The Court of Appeal in Kuching has held that judicial reviews were not a suitable method in dealing with native customary rights.

KUCHING: The Court of Appeal in Kuching has decided that native customary rights (NCR) land owners are entitled to file their claims in the civil court by way of Writ of Summons.

It also advised judges to be ‘slow’ to close the door on those claiming such rights, which are proprietary rights enshrined and protected under the Federal Constitution.

In a landmark decision, the court presided by justices Sulaiman Daud, Haji Mohamed Apandi Ali and Wira Mohtarudin Baki, yesterday unanimously dismissed the state government’s appeal against a decision favouring native landowners here.

The Court of Appeal was posed with the legal issue of whether it was proper for the natives to seek a declaration of their NCR over provisional leases and timber licences granted by the Superintendent of Land and Survey and the state government of Sarawak by way of an ordinary Writ of Summons or whether they should have apply for a judicial review.

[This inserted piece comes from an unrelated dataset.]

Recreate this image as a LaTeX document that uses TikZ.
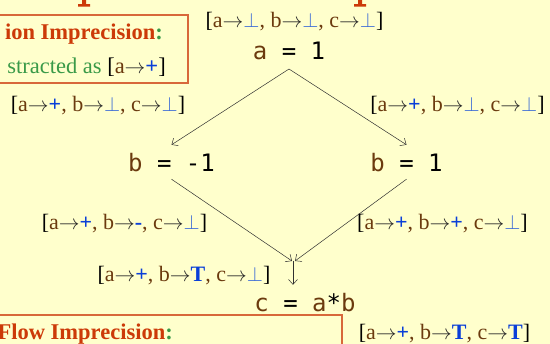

The state had submitted that NCR claims must be filed by way of judicial review as these involved elements of public law and the challenging of public authorities exercising their power under the laws of Sarawak in issuing such provisional leases and timber licences.

‘No’ to judicial review

It was argued on behalf of the natives that NCR claims involved issues of law and of facts and therefore their claims against the state must be filed by ordinary writ, which allows oral evidences to be adduced at the proper trial.

“The decision by the learned Court of Appeal judges comes as a great relief to many NCR landowners as there had been an increase in interlocutory applications by timber and palm oil companies lately, to strike out NCR claims based solely on the grounds that their claims should have been filed by way of judicial review.

“This of course was intended to oust the natives’ claims from reaching the courts should judicial review be the proper mode of commencing their claims.

“A judicial review requires that such claims must be filed within 40 days of the date of issuing the lease or timber licence,” said Baru Bian, who appeared on behalf of the landowners.

“This would in most cases be impossible as the issuance of provisional leases and timber licences are normally done ‘behind the back’ of the natives, ” he said.

Bian added that the interlocutory applications by the companies and the State Attorney General have substantially delayed many trials to date.

“This latest decision by the Court of Appeal is a sign that the court is indeed pragmatic and just in dealing with NCR claims, understanding as they have demonstrated, the predicament in which many natives of Sarawak find themselves when faced with such intrusion of their NCR lands by lessees and timber companies,” said Bian who is the Ba’Kelalan assemblyman.

The court ordered costs of RM10,000-00 each against the three appellants. There are more than 200 NCR land cases waiting to be heard in the High Court.